Make Ends Meet

Meaning of Idiom ‘Make Ends Meet’

To make ends meet means to have enough money to pay your basic bills and expenses; to have an income that enables one to meet one’s minimum survival needs. 1,2,3

Often misspelled as make ends meat.

Sentence Examples

“It’s not right that a person should work a full-time job and still not make ends meet.”

“I can’t make ends meet on this salary and I’m not going to work two jobs and spend more time away from my family.”

“She walked dogs after school to help make ends meet.”

“With grocery prices skyrocketing and rent at an all-time high, nobody in the neighborhood can make ends meet.”

Origin

This idiom was originally ‘make both ends meet.’ The ends are presumably one’s expenses and income and the wish is to have the sum total be equal or ‘meet.’ The English phrase may have come from the French phrase joindre les deux bouts.

Another explanation comes from novelist Tobias Smollet, who, in Roderick Random (1748), rendered the idiom as ‘make the two ends of the year meet.” This phrase is thought to refer to splicing the ends of ropes together to save money onboard a ship. 4

 

 

 

 

 

 

 

 

References
  1. Ammer, Christine. American Heritage Dictionary of Idioms.

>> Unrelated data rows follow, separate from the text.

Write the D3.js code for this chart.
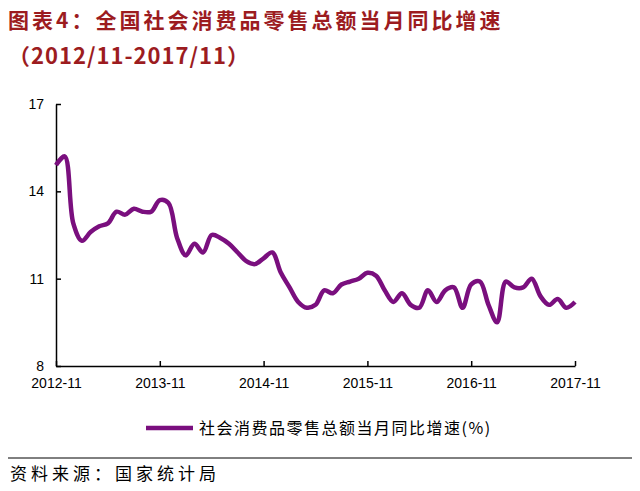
<!DOCTYPE html>
<html><head><meta charset="utf-8">
<script src="https://cdn.jsdelivr.net/npm/d3@7"></script>
<style>body{margin:0;background:#fff}svg{display:block}</style>
</head><body><svg id="c" width="640" height="491"></svg>
<script>
var months=["2012-11","2012-12","2013-01","2013-02","2013-03","2013-04","2013-05","2013-06","2013-07","2013-08","2013-09","2013-10","2013-11","2013-12",
"2014-01","2014-02","2014-03","2014-04","2014-05","2014-06","2014-07","2014-08","2014-09","2014-10","2014-11","2014-12",
"2015-01","2015-02","2015-03","2015-04","2015-05","2015-06","2015-07","2015-08","2015-09","2015-10","2015-11","2015-12",
"2016-01","2016-02","2016-03","2016-04","2016-05","2016-06","2016-07","2016-08","2016-09","2016-10","2016-11","2016-12",
"2017-01","2017-02","2017-03","2017-04","2017-05","2017-06","2017-07","2017-08","2017-09","2017-10","2017-11"]
var values=[14.9,15.2,12.9,12.3,12.6,12.8,12.9,13.3,13.2,13.4,13.3,13.3,13.7,13.6,
12.4,11.8,12.2,11.9,12.5,12.4,12.2,11.9,11.6,11.5,11.7,11.9,
11.2,10.7,10.2,10.0,10.1,10.6,10.5,10.8,10.9,11.0,11.2,11.1,
10.6,10.2,10.5,10.1,10.0,10.6,10.2,10.6,10.7,10.0,10.8,10.9,
10.1,9.5,10.9,10.7,10.7,11.0,10.4,10.1,10.3,10.0,10.2]
var yTicks=[8,11,14,17]
var xTicks=["2012-11","2013-11","2014-11","2015-11","2016-11","2017-11"]
var seriesName="社会消费品零售总额当月同比增速(%)"

var svg=d3.select("#c")
var red="#9c1c1f", purple="#7a0f7e"
svg.append("text").attr("x",8).attr("y",28).attr("fill",red).attr("font-size","21px").attr("font-weight","bold")
.attr("letter-spacing","3px").attr("font-family","Noto Sans CJK SC").text("图表4：全国社会消费品零售总额当月同比增速")
svg.append("text").attr("x",8).attr("y",64).attr("fill",red).attr("font-size","22px").attr("font-weight","bold")
.attr("letter-spacing","1px").attr("font-family","Noto Sans CJK SC").text("（2012/11-2017/11）")

var x=d3.scaleLinear().domain([0,months.length-1]).range([56,575])
var y=d3.scaleLinear().domain([8,17]).range([366,104])
function style(a){
  a.selectAll("text").attr("font-size","14px").attr("font-family","Arial, Liberation Sans").attr("fill","#000")
  a.selectAll("path,line").attr("stroke","#000").attr("stroke-width",1.5)
}
svg.append("g").attr("transform","translate(56,0)")
.call(d3.axisLeft(y).tickValues(yTicks).tickSize(-5).tickSizeOuter(0).tickPadding(12)).call(style)
svg.append("g").attr("transform","translate(0,366)")
.call(d3.axisBottom(x).tickValues(xTicks.map(t=>months.indexOf(t))).tickFormat(i=>months[i]).tickSize(-5).tickSizeOuter(0).tickPadding(12)).call(style)

var line=d3.line().x((d,i)=>x(i)).y(d=>y(d)).curve(d3.curveCatmullRom)
svg.append("path").datum(values).attr("d",line).attr("fill","none").attr("stroke",purple).attr("stroke-width",4.5)

svg.append("line").attr("x1",146).attr("x2",193).attr("y1",428).attr("y2",428).attr("stroke",purple).attr("stroke-width",4.5)
svg.append("text").attr("x",199).attr("y",434).attr("font-size","16px").attr("letter-spacing","1.5px").attr("font-family","Noto Sans CJK SC").text(seriesName)
svg.append("line").attr("x1",8).attr("x2",632).attr("y1",458).attr("y2",458).attr("stroke","#000").attr("stroke-width",1)
svg.append("text").attr("x",10).attr("y",480).attr("font-size","17px").attr("letter-spacing","4px").attr("font-family","Noto Sans CJK SC").text("资料来源：国家统计局")
</script></body></html>
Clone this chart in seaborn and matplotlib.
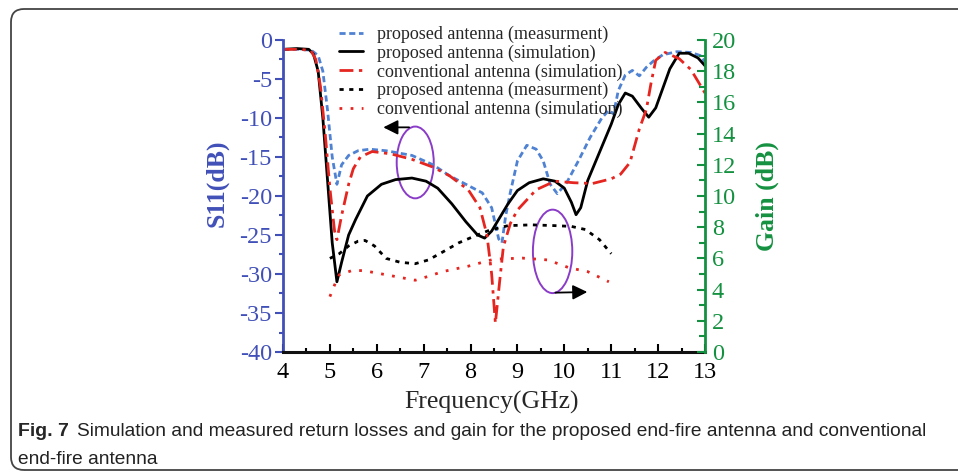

Boston: Houghton Mifflin Harcourt, 2013.
  2. Heacock, Paul. Cambridge Dictionary of American Idioms]. Cambridge: Cambridge UP, 2010.
  3. Brenner, Gail. Webster’s New World American Idioms Handbook. John Wiley & Sons, 2011.
  4. Ammer, Christine. American Heritage Dictionary of Idioms. Boston: Houghton Mifflin Harcourt, 2013.